Tally the lines containing "this" and report the number alone.

### Dataset content
------------------------------------------------------------------------
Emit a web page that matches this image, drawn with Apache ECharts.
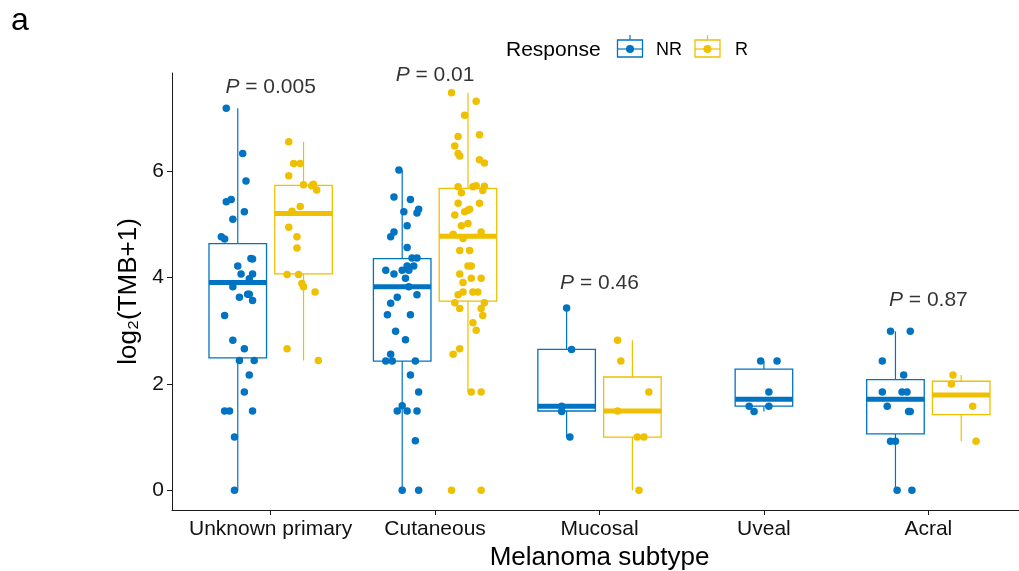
------------------------------------------------------------------------
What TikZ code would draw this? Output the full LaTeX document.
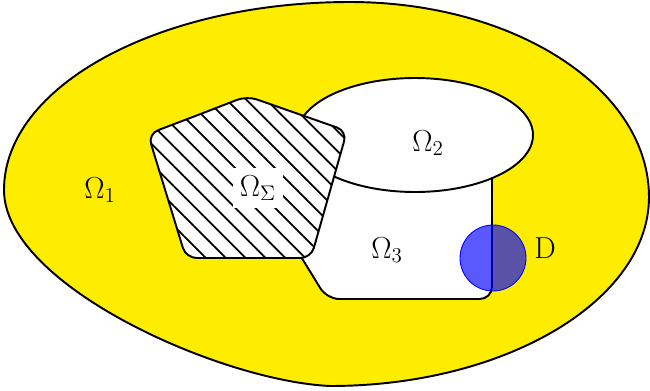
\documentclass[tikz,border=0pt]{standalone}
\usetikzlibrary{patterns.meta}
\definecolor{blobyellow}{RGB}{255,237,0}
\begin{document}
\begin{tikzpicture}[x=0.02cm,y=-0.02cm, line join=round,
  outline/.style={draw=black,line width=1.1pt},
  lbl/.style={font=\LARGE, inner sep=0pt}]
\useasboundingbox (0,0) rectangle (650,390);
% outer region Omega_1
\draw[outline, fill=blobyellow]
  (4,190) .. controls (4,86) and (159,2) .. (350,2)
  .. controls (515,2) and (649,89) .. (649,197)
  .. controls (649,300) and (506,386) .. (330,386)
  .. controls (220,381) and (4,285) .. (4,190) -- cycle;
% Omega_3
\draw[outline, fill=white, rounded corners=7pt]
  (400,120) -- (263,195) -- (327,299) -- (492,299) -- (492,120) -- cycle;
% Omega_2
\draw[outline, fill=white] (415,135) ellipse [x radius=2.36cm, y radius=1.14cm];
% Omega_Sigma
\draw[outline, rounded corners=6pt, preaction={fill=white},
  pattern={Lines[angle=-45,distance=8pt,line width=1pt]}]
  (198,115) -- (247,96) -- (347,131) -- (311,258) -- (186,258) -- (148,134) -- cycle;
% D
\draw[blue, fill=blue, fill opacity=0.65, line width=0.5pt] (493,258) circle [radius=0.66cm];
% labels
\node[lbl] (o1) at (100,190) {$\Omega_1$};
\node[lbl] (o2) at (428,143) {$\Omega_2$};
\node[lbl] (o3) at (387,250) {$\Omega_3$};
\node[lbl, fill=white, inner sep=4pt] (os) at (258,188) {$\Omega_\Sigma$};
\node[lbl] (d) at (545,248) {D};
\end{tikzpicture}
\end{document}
------------------------------------------------------------------------
### Response
2